Deb Conley, 4th grade teacher at Fairview Elementary (Sherwood, OH) uses an acronym to help her students remember optional ways to begin a piece of writing. Q-DIPA acts as a reminder for five different beginning techniques writers can use to grab their readers’ attention. (Deb’s handout can act as a poster to display or copy it for students to keep in their writers’ notebooks.)

Q-DIPA Beginnings

  • Q-Question
  • D-Dialogue
  • I-Interesting Fact
  • P-Picture or Unique Image
  • A-Action

Students struggle to remember too many possibilities, so Deb devised this method of helping them remember a few. She based her idea on material she found helpful from 25 Mini-Lessons for Teaching Writing, Adele Fiderer (Scholastic, Inc.). She rearranged the letters to make up a funny imaginary word that her students can remember.

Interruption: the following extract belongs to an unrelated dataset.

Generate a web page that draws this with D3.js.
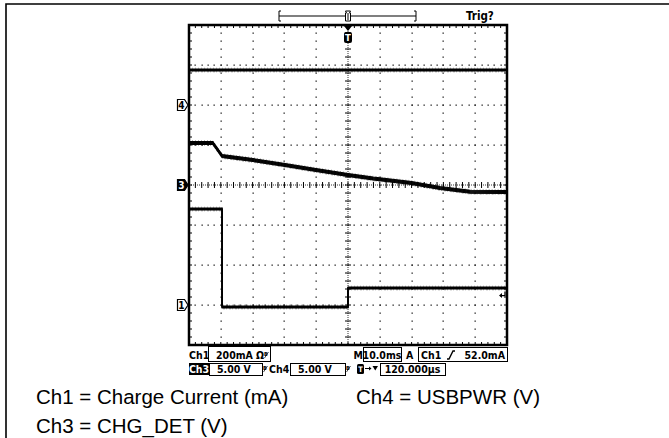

After the initial activity, Deb leads her students through mentor text examples for each type of beginning. Helping students see the technique in the context of a picture book reinforces its use. Once the students have practiced noticing it and naming it, they try their hand at writing just beginnings to practice each technique. Eventually, Deb has her students write an entire piece utilizing one of the techniques intentionally. Thanks for sharing this great idea, Deb!

Great Teacher Comments:

Dan Myers, fifth grade teacher at Zionsville Middle School (Zionsville, IN) shared a link for an article on writing strong hooks. He suggested that one or two would need to be removed for lower levels.